▶ [PROVIDED MATERIAL]:
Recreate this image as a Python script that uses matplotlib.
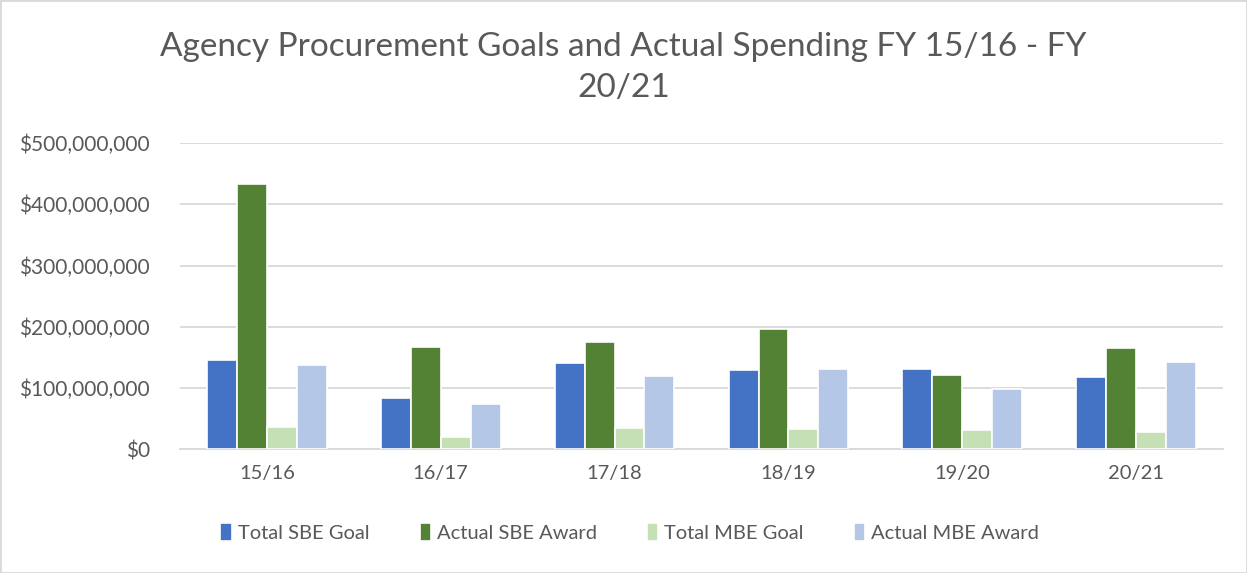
import numpy as np
import matplotlib.pyplot as plt
from matplotlib.ticker import FuncFormatter
from matplotlib.patches import Rectangle

# Datos
years = ['15/16', '16/17', '17/18', '18/19', '19/20', '20/21']
total_sbe_goal = [145, 84, 141.5, 129.5, 131.5, 118]
actual_sbe_award = [433.5, 167.5, 175, 197, 121.5, 165]
total_mbe_goal = [36, 20.5, 35, 32.5, 31.5, 29]
actual_mbe_award = [137.5, 74, 120, 130.5, 98, 142]
series_names = ['Total SBE Goal', 'Actual SBE Award', 'Total MBE Goal', 'Actual MBE Award']

colores = ['#4472C4', '#548235', '#C5E0B4', '#B4C7E7']
color_texto = '#595959'
color_grid = '#D9D9D9'

plt.rcParams['font.family'] = ['Lato', 'DejaVu Sans']

fig = plt.figure(figsize=(12.47, 5.73), dpi=100)
ax = fig.add_axes([0.1443, 0.2159, 0.9808 - 0.1443, 0.7504 - 0.2159])

series = [total_sbe_goal, actual_sbe_award, total_mbe_goal, actual_mbe_award]
x = np.arange(len(years))
ancho = 0.172
for i, (vals, nombre) in enumerate(zip(series, series_names)):
    valores = np.array(vals) * 1e6
    ax.bar(x + (i - 1.5) * ancho, valores, ancho, color=colores[i],
           edgecolor='white', linewidth=1.2, label=nombre, zorder=3)

ax.set_xlim(-0.5, len(years) - 0.5)
ax.set_ylim(0, 500e6)
ax.set_yticks(np.arange(0, 500e6 + 1, 100e6))
ax.yaxis.set_major_formatter(FuncFormatter(lambda v, p: '${:,.0f}'.format(v)))
ax.set_xticks(x)
ax.set_xticklabels(years)

ax.grid(axis='y', color=color_grid, linewidth=1.3, zorder=0)
for s in ['top', 'right', 'left']:
    ax.spines[s].set_visible(False)
ax.spines['bottom'].set_color(color_grid)
ax.spines['bottom'].set_linewidth(1.3)
ax.tick_params(axis='both', length=0, colors=color_texto)
ax.tick_params(axis='y', pad=21.5, labelsize=15)
ax.tick_params(axis='x', pad=11, labelsize=14.5)

fig.text(0.5, 0.882, 'Agency Procurement Goals and Actual Spending FY 15/16 - FY\n20/21',
         ha='center', va='center', fontsize=24, color=color_texto, linespacing=1.45)

leg = fig.legend(loc='center', bbox_to_anchor=(0.505, 0.07), ncol=4, frameon=False,
                 fontsize=14.5, handlelength=0.55, handleheight=1.0, columnspacing=2.5,
                 handletextpad=0.3)
for t in leg.get_texts():
    t.set_color(color_texto)

# Borde del gráfico
fig.patches.append(Rectangle((0, 0), 1, 1, transform=fig.transFigure, fill=False,
                             edgecolor='#D9D9D9', linewidth=2))

plt.savefig('out.png', dpi=100)
plt.close()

▶ [WRITTEN EXERCISE]: Copy the data word for word. Pictures do not go in the copy.

▶ [ANSWER TO THE PROBLEM]:
Recreate this image as a Python script that uses matplotlib.
import numpy as np
import matplotlib.pyplot as plt
from matplotlib.ticker import FuncFormatter
from matplotlib.patches import Rectangle

# Datos
years = ['15/16', '16/17', '17/18', '18/19', '19/20', '20/21']
total_sbe_goal = [145, 84, 141.5, 129.5, 131.5, 118]
actual_sbe_award = [433.5, 167.5, 175, 197, 121.5, 165]
total_mbe_goal = [36, 20.5, 35, 32.5, 31.5, 29]
actual_mbe_award = [137.5, 74, 120, 130.5, 98, 142]
series_names = ['Total SBE Goal', 'Actual SBE Award', 'Total MBE Goal', 'Actual MBE Award']

colores = ['#4472C4', '#548235', '#C5E0B4', '#B4C7E7']
color_texto = '#595959'
color_grid = '#D9D9D9'

plt.rcParams['font.family'] = ['Lato', 'DejaVu Sans']

fig = plt.figure(figsize=(12.47, 5.73), dpi=100)
ax = fig.add_axes([0.1443, 0.2159, 0.9808 - 0.1443, 0.7504 - 0.2159])

series = [total_sbe_goal, actual_sbe_award, total_mbe_goal, actual_mbe_award]
x = np.arange(len(years))
ancho = 0.172
for i, (vals, nombre) in enumerate(zip(series, series_names)):
    valores = np.array(vals) * 1e6
    ax.bar(x + (i - 1.5) * ancho, valores, ancho, color=colores[i],
           edgecolor='white', linewidth=1.2, label=nombre, zorder=3)

ax.set_xlim(-0.5, len(years) - 0.5)
ax.set_ylim(0, 500e6)
ax.set_yticks(np.arange(0, 500e6 + 1, 100e6))
ax.yaxis.set_major_formatter(FuncFormatter(lambda v, p: '${:,.0f}'.format(v)))
ax.set_xticks(x)
ax.set_xticklabels(years)

ax.grid(axis='y', color=color_grid, linewidth=1.3, zorder=0)
for s in ['top', 'right', 'left']:
    ax.spines[s].set_visible(False)
ax.spines['bottom'].set_color(color_grid)
ax.spines['bottom'].set_linewidth(1.3)
ax.tick_params(axis='both', length=0, colors=color_texto)
ax.tick_params(axis='y', pad=21.5, labelsize=15)
ax.tick_params(axis='x', pad=11, labelsize=14.5)

fig.text(0.5, 0.882, 'Agency Procurement Goals and Actual Spending FY 15/16 - FY\n20/21',
         ha='center', va='center', fontsize=24, color=color_texto, linespacing=1.45)

leg = fig.legend(loc='center', bbox_to_anchor=(0.505, 0.07), ncol=4, frameon=False,
                 fontsize=14.5, handlelength=0.55, handleheight=1.0, columnspacing=2.5,
                 handletextpad=0.3)
for t in leg.get_texts():
    t.set_color(color_texto)

# Borde del gráfico
fig.patches.append(Rectangle((0, 0), 1, 1, transform=fig.transFigure, fill=False,
                             edgecolor='#D9D9D9', linewidth=2))

plt.savefig('out.png', dpi=100)
plt.close()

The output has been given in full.